Balloon Loan or Repayment: this is very similar to a bullet loan or repayment, except that the term “balloon” refers to a very large payment and does not necessarily imply that the principal is repaid in a single sum. The repayment terms may be heavily back-loaded.

Base Case: any kind of model, a business plan for the next five years, say, where the assumptions about performance are neither optimistic nor pessimistic.

Base Rate: this usually refers to the rate at which the Bank of England lends to other banks, though it can mean an interest rate which is used as a basis for pricing loans. Particular rates are arrived at by adding a margin to the base rate reflecting the risk of the lending proposition. It is not the same as LIBOR, which is a reference rate.

Basis Point: one hundred basis points (bp) make up one percentage point, so a single basis point represents a hundredth of one per cent. It is a convenient way of expressing small differences in interest rates in an intelligible way: “seventy-five basis points” is easier than “point seven five per cent”. It is used for expressing margins.

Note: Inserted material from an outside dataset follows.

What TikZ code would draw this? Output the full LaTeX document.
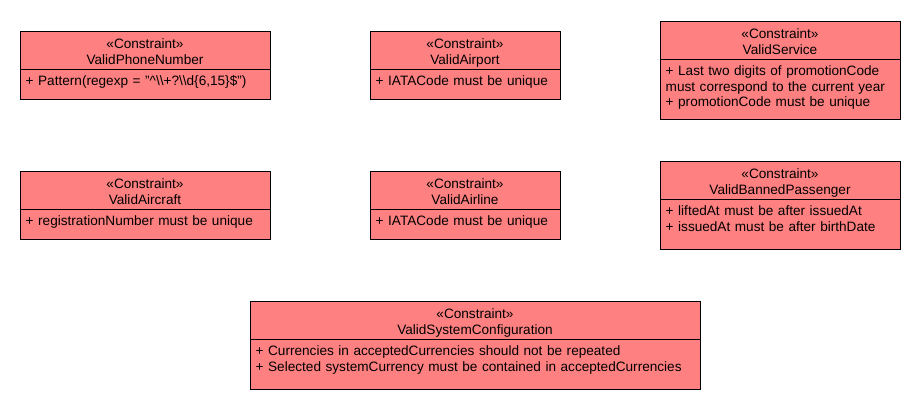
\documentclass[tikz,border=0pt]{standalone}
\usepackage{fontspec}
\setmainfont{Liberation Sans}
\usepackage{xcolor}
\usepackage{tikz}

\definecolor{constraintred}{RGB}{255,128,128}

\tikzset{
  cbox/.style={draw=black, line width=1pt, fill=constraintred},
  cline/.style={draw=black, line width=1pt},
  ctitle/.style={anchor=base, inner sep=0pt, text width=236pt, align=center,
    font=\fontsize{13.6}{16}\selectfont},
  crule/.style={anchor=base west, inner sep=0pt, text width=470pt, align=left,
    font=\fontsize{13.6}{15.5}\selectfont}
}

\begin{document}
\begin{tikzpicture}[x=1pt, y=-1pt]
		\useasboundingbox (0,0) rectangle (920,410);

		% ValidPhoneNumber
		\draw[cbox] (20,31) rectangle (270,99);
		\draw[cline] (20,69) -- (270,69);
		\node[ctitle] (phone) at (145,48.3) {«Constraint»\\ValidPhoneNumber};
		\node[crule] (phoneRule) at (25.5,85.5) {+ Pattern(regexp = "\textasciicircum\textbackslash\textbackslash+?\textbackslash\textbackslash d\{6,15\}\$")};

		% ValidAirport
		\draw[cbox] (370,31) rectangle (560,99);
		\draw[cline] (370,69) -- (560,69);
		\node[ctitle] (airport) at (465,48.3) {«Constraint»\\ValidAirport};
		\node[crule] (airportRule) at (375.5,85.5) {+ IATACode must be unique};

		% ValidService
		\draw[cbox] (660,21) rectangle (900,119);
		\draw[cline] (660,59) -- (900,59);
		\node[ctitle] (service) at (780,38.3) {«Constraint»\\ValidService};
		\node[crule] (serviceRule) at (665.5,75.5) {+ Last two digits of promotionCode\\must correspond to the current year\\+ promotionCode must be unique};

		% ValidAircraft
		\draw[cbox] (20,171) rectangle (270,239);
		\draw[cline] (20,209) -- (270,209);
		\node[ctitle] (aircraft) at (145,188.3) {«Constraint»\\ValidAircraft};
		\node[crule] (aircraftRule) at (25.5,225.5) {+ registrationNumber must be unique};

		% ValidAirline
		\draw[cbox] (370,171) rectangle (560,239);
		\draw[cline] (370,209) -- (560,209);
		\node[ctitle] (airline) at (465,188.3) {«Constraint»\\ValidAirline};
		\node[crule] (airlineRule) at (375.5,225.5) {+ IATACode must be unique};

		% ValidBannedPassenger
		\draw[cbox] (660,161) rectangle (900,249);
		\draw[cline] (660,199) -- (900,199);
		\node[ctitle] (banned) at (780,178.3) {«Constraint»\\ValidBannedPassenger};
		\node[crule] (bannedRule) at (665.5,215.5) {+ liftedAt must be after issuedAt\\+ issuedAt must be after birthDate};

		% ValidSystemConfiguration
		\draw[cbox] (250,301) rectangle (700,389);
		\draw[cline] (250,339) -- (700,339);
		\node[ctitle] (system) at (475,318.3) {«Constraint»\\ValidSystemConfiguration};
		\node[crule] (systemRule) at (255.5,355.5) {+ Currencies in acceptedCurrencies should not be repeated\\+ Selected systemCurrency must be contained in acceptedCurrencies};
	\end{tikzpicture}
\end{document}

For example, a loan might be made at LIBOR + 225 bp i.e. LIBOR + 2.25%.

BBA British Bankers’ Association: the leading trade association for the UK banking and financial services sector, which sets LIBOR and publishes it on the BBA LIBOR website. See INTM577035.

Beneficial Ownership: in international tax, a term mainly relevant to double taxation issues, specifically treaty clearance. The beneficial owner has rights of ownership over a source of income - to enjoy, dispose, etc, as they wish - even where legal ownership lies elsewhere. Under most double taxation agreements, a claim to receive interest gross must be made by the beneficial owner of the income concerned, not merely an intermediary or conduit. See conduit financing.

Bond: a debt instrument issued for a period in excess of a year. The issuer (borrower) is obliged to repay the principal on a specified future date, as well as (usually) making periodic interest payments. Corporate bonds are issued by companies, but governments, local authorities and other public bodies may also issue them. They can be bought and sold. See INTM571030 and the Corporate Finance Manual.

Bullet Loan: this is a type of loan where repayment of the entire principal, and sometimes the interest, falls due at the end of the loan period.

BVCA: the British Private Equity and Venture Capital Association, the representative body for the industry, is involved in negotiating memoranda of understanding with HMRC. It has an extensive website.